Students around Amboseli head to school with scholarships from IFAW

The student beneficiaries of the IFAW education scholarship with OOGR and IFAW staff membersEducation is the most powerful weapon you can use to change the world - Nelson Mandela

If you can read this, there is a high probability that in your formative years you received an education, which opened up your world and presented opportunities that would not have been possible otherwise.

Some cannot read this. They did not miss out on an education because they did not have the drive or opportunities to get one, but because they could not afford it. In most parts of the world, getting a good quality education costs money that some don’t have.

In places like Amboseli, tucked in the Southern part of Kenya, getting a basic primary school education is difficult, a university education, even more so. Most of the inhabitants of the area still rely on cattle as their only source of livelihood. Some who are not financially well-off may own a few goats and sheep which are used by the family as a source of milk and occasionally meat. Others may not even own these.

IFAW’s Amboseli Elephant Project is striving to ensure that some members of the younger generations in this area receive a good quality education.

Through the Olgulului/Olalalarshi Group Ranch, with which IFAW has signed a Memorandum of Understanding, the Project has embarked on an ambitious objective to educate at least 66 bright but needy students through high school, college or university education over a four-year period.

The scholarship will cover tuition fees, the students’ course materials, accommodations, travel costs where applicable, and a modest amount of spending money.
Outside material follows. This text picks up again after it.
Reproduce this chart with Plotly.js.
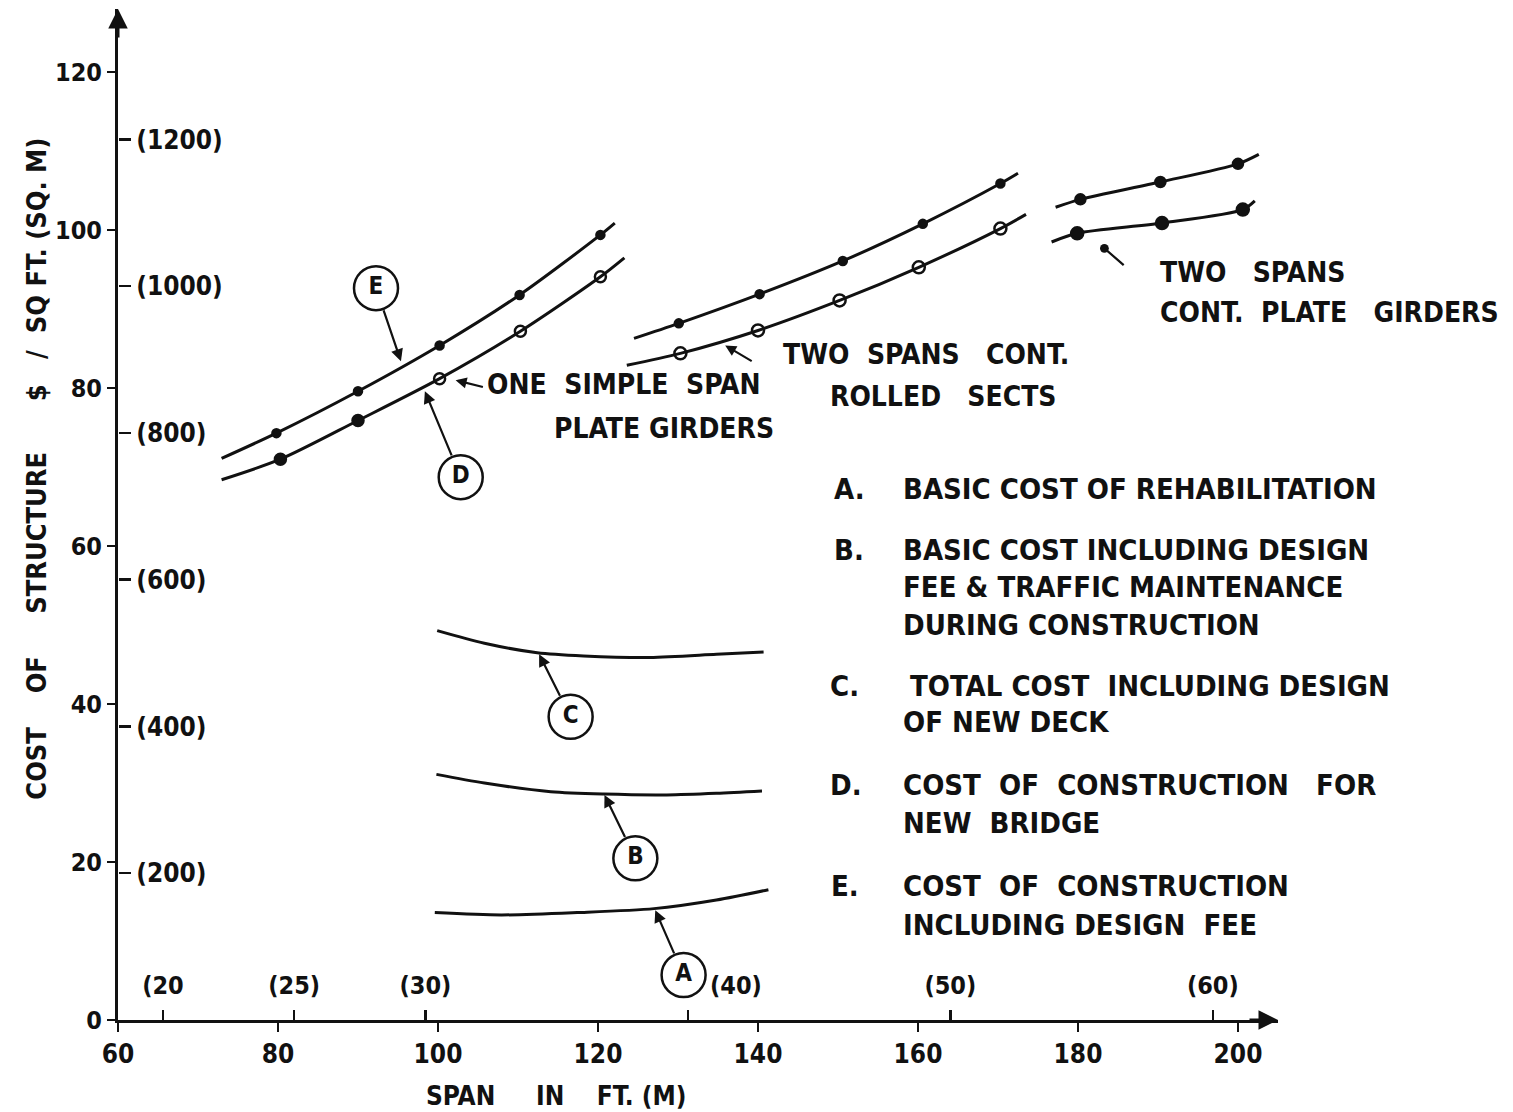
<!DOCTYPE html>
<html>
<head>
<meta charset="utf-8">
<script src="https://cdn.plot.ly/plotly-3.0.1.min.js"></script>
<style>
  html, body { margin: 0; padding: 0; background: #fff; }
  #chart { width: 1513px; height: 1112px; }
</style>
</head>
<body>
<div id="chart"></div>
<script>
// Span in ft, cost in $ per sq ft.  Each curve lists its two free ends
// plus the plotted points in between.

// One simple span, plate girders
const simpleE_x = [72.95, 79.8, 90.0, 100.2, 110.2, 120.3, 122.1];
const simpleE_y = [71.1, 74.3, 79.6, 85.4, 91.8, 99.4, 100.9];
const simpleD_x = [72.95, 80.3, 90.0, 100.2, 110.3, 120.3, 123.3];
const simpleD_y = [68.4, 71.0, 75.9, 81.2, 87.2, 94.1, 96.5];

// Two spans continuous, rolled sections
const rolledE_x = [124.5, 130.1, 140.2, 150.6, 160.6, 170.3, 172.5];
const rolledE_y = [86.3, 88.2, 91.9, 96.1, 100.8, 105.9, 107.2];
const rolledD_x = [123.6, 130.3, 140.0, 150.2, 160.1, 170.3, 173.5];
const rolledD_y = [82.9, 84.4, 87.3, 91.1, 95.3, 100.2, 102.0];

// Two spans continuous, plate girders
const plateE_x = [177.2, 180.3, 190.3, 200.0, 202.6];
const plateE_y = [102.9, 103.9, 106.1, 108.4, 109.6];
const plateD_x = [176.7, 179.9, 190.5, 200.6, 202.1];
const plateD_y = [98.5, 99.6, 100.9, 102.6, 103.7];

// Rehabilitation curves A, B, C
const curveC_x = [99.9, 105.8, 112.4, 118.2, 126.5, 134.8, 140.7];
const curveC_y = [49.3, 47.7, 46.5, 46.1, 45.9, 46.3, 46.6];
const curveB_x = [99.8, 105.8, 114.1, 120.7, 128.6, 134.8, 140.5];
const curveB_y = [31.1, 30.0, 28.9, 28.6, 28.5, 28.7, 29.0];
const curveA_x = [99.6, 107.9, 117.4, 127.0, 134.8, 141.3];
const curveA_y = [13.6, 13.3, 13.6, 14.1, 15.2, 16.5];

// Circled curve keys and where their leaders touch the curves
const keyLetters = ['E', 'D', 'C', 'B', 'A'];
const keyX = [92.25, 102.84, 116.58, 124.67, 130.7];
const keyY = [92.66, 68.73, 38.39, 20.47, 5.7];
const keyTipX = [95.37, 98.36, 112.64, 120.81, 127.16];
const keyTipY = [83.4, 79.6, 46.3, 28.5, 13.9];

// Axis ticks
const ftTicks = [60, 80, 100, 120, 140, 160, 180, 200];
const costTicks = [0, 20, 40, 60, 80, 100, 120];
const metreTicks = [20, 25, 30, 40, 50, 60];
const metreLabels = ['(20', '(25)', '(30)', '(40)', '(50)', '(60)'];
const sqmTicks = [200, 400, 600, 800, 1000, 1200];
const sqmLabels = ['(200)', '(400)', '(600)', '(800)', '(1000)', '(1200)'];
const FT_PER_M = 3.28084;
const SQFT_PER_SQM = 10.7639;
// the (40) label is lettered to the right of its tick, clear of key A
const shiftedMetreTick = 40;

// Structure-type labels and their pointers
const typeLabels = [
  { lines: ['ONE\u00a0\u00a0SIMPLE\u00a0\u00a0SPAN', 'PLATE GIRDERS'],
    x: [105.9, 114.3], y: [80.4, 74.9], tip: [102.2, 81.0], tail: [105.8, 80.1], head: 2 },
  { lines: ['TWO\u00a0\u00a0SPANS\u00a0\u00a0\u00a0CONT.', 'ROLLED\u00a0\u00a0\u00a0SECTS'],
    x: [142.9, 148.7], y: [84.2, 78.9], tip: [135.9, 85.4], tail: [139.4, 83.3], head: 2 },
  { lines: ['TWO\u00a0\u00a0\u00a0SPANS', 'CONT.\u00a0\u00a0PLATE\u00a0\u00a0\u00a0GIRDERS'],
    x: [190.0, 190.0], y: [94.6, 89.6], tip: [183.3, 97.7], tail: [185.9, 95.4], head: 6 }
];

// Key to the curves
const legendKeys = ['A.', 'B.', 'C.', 'D.', 'E.'];
const legendLines = [
  ['BASIC COST OF REHABILITATION'],
  ['BASIC COST INCLUDING DESIGN', 'FEE & TRAFFIC MAINTENANCE', 'DURING CONSTRUCTION'],
  ['TOTAL\u00a0COST\u00a0\u00a0INCLUDING\u00a0DESIGN', 'OF NEW DECK'],
  ['COST\u00a0\u00a0OF\u00a0\u00a0CONSTRUCTION\u00a0\u00a0\u00a0FOR', 'NEW\u00a0\u00a0BRIDGE'],
  ['COST\u00a0\u00a0OF\u00a0\u00a0CONSTRUCTION', 'INCLUDING DESIGN\u00a0\u00a0FEE']
];
const legendKeyX = [149.2, 149.3, 148.8, 148.8, 148.9];
const legendTextX = [[157.9], [157.9, 157.9, 157.9], [158.8, 157.9], [157.9, 157.9], [157.9, 157.9]];
const legendY = [[67.2], [59.5, 54.8, 50.0], [42.3, 37.7], [29.8, 24.9], [17.0, 12.0]];

const INK = '#111';
const FONT = "'DejaVu Sans Condensed', 'Liberation Sans Narrow', 'DejaVu Sans', sans-serif";

function line(xs, ys) {
  return { x: xs, y: ys, mode: 'lines', type: 'scatter', hoverinfo: 'skip',
    line: { color: INK, width: 3, shape: 'spline', smoothing: 0.8 } };
}
function points(xs, ys, sym, size) {
  return { x: xs.slice(1, -1), y: ys.slice(1, -1), mode: 'markers', type: 'scatter', hoverinfo: 'skip',
    marker: { color: INK, symbol: sym, size: size, line: { color: INK, width: 2.5 } } };
}

const traces = [
  line(simpleE_x, simpleE_y), points(simpleE_x, simpleE_y, 'circle', 8),
  line(simpleD_x, simpleD_y),
  points(simpleD_x, simpleD_y, ['circle', 'circle', 'circle-open', 'circle-open', 'circle-open'], 11),
  line(rolledE_x, rolledE_y), points(rolledE_x, rolledE_y, 'circle', 8),
  line(rolledD_x, rolledD_y), points(rolledD_x, rolledD_y, 'circle-open', 12),
  line(plateE_x, plateE_y), points(plateE_x, plateE_y, 'circle', 10),
  line(plateD_x, plateD_y), points(plateD_x, plateD_y, 'circle', 12),
  line(curveC_x, curveC_y),
  line(curveB_x, curveB_y),
  line(curveA_x, curveA_y),
  {
    x: keyX, y: keyY, text: keyLetters, mode: 'markers+text', type: 'scatter', hoverinfo: 'skip',
    textposition: 'middle center',
    textfont: { family: FONT, size: 24, color: INK, weight: 'bold' },
    marker: { symbol: 'circle-open', size: 44, color: INK, line: { color: INK, width: 2.5 } }
  }
];

const annotations = [];
const txt = size => ({ family: FONT, size: size, color: INK, weight: 'bold' });

// leaders from the circled keys to their curves
keyLetters.forEach((k, i) => {
  annotations.push({
    x: keyTipX[i], y: keyTipY[i], ax: keyX[i], ay: keyY[i], axref: 'x', ayref: 'y',
    xref: 'x', yref: 'y', text: '', showarrow: true, arrowhead: 2, arrowsize: 1.1,
    arrowwidth: 2.2, arrowcolor: INK, startstandoff: 22, standoff: 0
  });
});

// structure-type labels
typeLabels.forEach(t => {
  t.lines.forEach((s, j) => {
    annotations.push({ x: t.x[j], y: t.y[j], xref: 'x', yref: 'y', text: s, showarrow: false,
      xanchor: 'left', yanchor: 'middle', font: txt(28) });
  });
  annotations.push({ x: t.tip[0], y: t.tip[1], ax: t.tail[0], ay: t.tail[1], axref: 'x', ayref: 'y',
    xref: 'x', yref: 'y', text: '', showarrow: true, arrowhead: t.head, arrowsize: 1,
    arrowwidth: 2.2, arrowcolor: INK, standoff: 0 });
});

// key text
legendKeys.forEach((k, i) => {
  annotations.push({ x: legendKeyX[i], y: legendY[i][0], xref: 'x', yref: 'y', text: k,
    showarrow: false, xanchor: 'left', yanchor: 'middle', font: txt(29) });
  legendLines[i].forEach((s, j) => {
    annotations.push({ x: legendTextX[i][j], y: legendY[i][j], xref: 'x', yref: 'y', text: s,
      showarrow: false, xanchor: 'left', yanchor: 'middle', font: txt(29) });
  });
});

// (40) metre label, lettered just right of its tick
const iShift = metreTicks.indexOf(shiftedMetreTick);
annotations.push({ x: shiftedMetreTick * FT_PER_M, y: 0, xref: 'x', yref: 'y',
  text: metreLabels[iShift], showarrow: false, xanchor: 'left', yanchor: 'bottom',
  xshift: 20, yshift: 18, font: txt(25) });

// arrowheads on the axes
annotations.push({ x: 205, y: 0, ax: -30, ay: 0, xref: 'x', yref: 'y', text: '', showarrow: true,
  arrowhead: 2, arrowsize: 1.3, arrowwidth: 3, arrowcolor: INK, standoff: 0 });
annotations.push({ x: 60, y: 128, ax: 0, ay: 30, xref: 'x', yref: 'y', text: '', showarrow: true,
  arrowhead: 2, arrowsize: 1.3, arrowwidth: 3, arrowcolor: INK, standoff: 0 });

// axis titles
annotations.push({ x: 0.378, y: -0.075, xref: 'paper', yref: 'paper', showarrow: false,
  text: 'SPAN\u00a0\u00a0\u00a0\u00a0\u00a0IN\u00a0\u00a0\u00a0\u00a0FT.\u00a0(M)', font: txt(26), xanchor: 'center', yanchor: 'middle' });
annotations.push({ x: -0.071, y: 0.545, xref: 'paper', yref: 'paper', showarrow: false, textangle: -90,
  text: 'COST\u00a0\u00a0\u00a0\u00a0OF\u00a0\u00a0\u00a0\u00a0\u00a0STRUCTURE\u00a0\u00a0\u00a0\u00a0\u00a0\u00a0$\u00a0\u00a0\u00a0/\u00a0\u00a0SQ\u00a0FT.\u00a0(SQ.\u00a0M)',
  font: txt(27), xanchor: 'center', yanchor: 'middle' });

const layout = {
  width: 1513, height: 1112,
  margin: { l: 118, r: 235, t: 9, b: 92 },
  paper_bgcolor: '#fff', plot_bgcolor: '#fff',
  showlegend: false,
  font: { family: FONT, color: INK, weight: 'bold' },
  xaxis: {
    range: [60, 205], showgrid: false, zeroline: false,
    showline: true, linecolor: INK, linewidth: 3,
    tickmode: 'array', tickvals: ftTicks, ticks: 'outside', ticklen: 9, tickwidth: 2.5, tickcolor: INK,
    tickfont: { family: FONT, size: 26, color: INK, weight: 'bold' }
  },
  xaxis2: {
    overlaying: 'x', side: 'top', anchor: 'free', position: 0,
    range: [60 / FT_PER_M, 205 / FT_PER_M], showgrid: false, zeroline: false, showline: false,
    tickmode: 'array', tickvals: metreTicks,
    ticktext: metreLabels.map(s => (s === metreLabels[iShift] ? '' : s)),
    ticks: 'outside', ticklen: 10, tickwidth: 2.5, tickcolor: INK, ticklabelstandoff: 6,
    tickfont: { family: FONT, size: 25, color: INK, weight: 'bold' }
  },
  yaxis: {
    range: [0, 128], showgrid: false, zeroline: false,
    showline: true, linecolor: INK, linewidth: 3,
    tickmode: 'array', tickvals: costTicks, ticks: 'outside', ticklen: 8, tickwidth: 2.5, tickcolor: INK,
    tickfont: { family: FONT, size: 25, color: INK, weight: 'bold' }
  },
  yaxis2: {
    overlaying: 'y', side: 'right', anchor: 'free', position: 0,
    range: [0, 128 * SQFT_PER_SQM], showgrid: false, zeroline: false, showline: false,
    tickmode: 'array', tickvals: sqmTicks, ticktext: sqmLabels,
    ticks: 'outside', ticklen: 12, tickwidth: 2.5, tickcolor: INK,
    tickfont: { family: FONT, size: 26, color: INK, weight: 'bold' }
  },
  annotations: annotations
};

// invisible traces so the secondary axes are drawn
traces.push({ x: [metreTicks[0]], y: [0], xaxis: 'x2', yaxis: 'y', mode: 'markers',
  marker: { opacity: 0 }, hoverinfo: 'skip', type: 'scatter' });
traces.push({ x: [60], y: [sqmTicks[0]], xaxis: 'x', yaxis: 'y2', mode: 'markers',
  marker: { opacity: 0 }, hoverinfo: 'skip', type: 'scatter' });

Plotly.newPlot('chart', traces, layout, { staticPlot: true });
</script>
</body>
</html>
As of the end of April, 41 of the 66 students had been identified, their details verified and their fees and all other monies paid for. Of the 41, 13 are in university, 6 are studying Education at Diploma level, 3 are studying Health Studies in college, 8 are studying for Diplomas in Wildlife Management and 11 are in secondary school. Student identification, selection and verification are on-going for the 25 slots yet to be filled, with hopes of filling them within the course of 2015.

Staff from the IFAW East Africa office met with 34 of the 41 scholarship beneficiaries in Amboseli. The meeting was the first of what will hopefully be a quarterly activity to interact with the students. The meetings will also offer an opportunity for the IFAW staff to have face-to-face mentoring sessions with the students and get to learn more about them.

During this meeting the students got to learn about IFAW’s activities in the Amboseli ecosystem with the expectation that they will become advocates of conservation within the area. The students also got a chance to ask questions to the IFAW staff. Most of the questions centered on land use, human-animal-conflict and, furthering their studies. Though most of the students were born and raised in Amboseli, some were not knowledgeable about the ecosystem, particularly the Kitenden Corridor, where IFAW has leased land.

The students were grateful to IFAW for the opportunity they are receiving to transform not just their lives, but those of their families, their communities and the world.

In the days following this meeting, IFAW staff received these messages of appreciation:

Solomon Loomba, a father to one of the beneficiaries, stated: “When my son Kelvin arrived home from the IFAW meeting he was so happy you could see it on his face. After he told me how his day was I told him if it were not for IFAW my son could not be [in school] today. Please pass our sincere and special thanks to IFAW for initiating this noble action.”

Edson Nailianga, a beneficiary of the scholarship and a student at Moi University stated: “Even a blind man can see what IFAW has done in Amboseli, especially on the scholarship. Please extend [the scholarship initiative] to other group ranches.”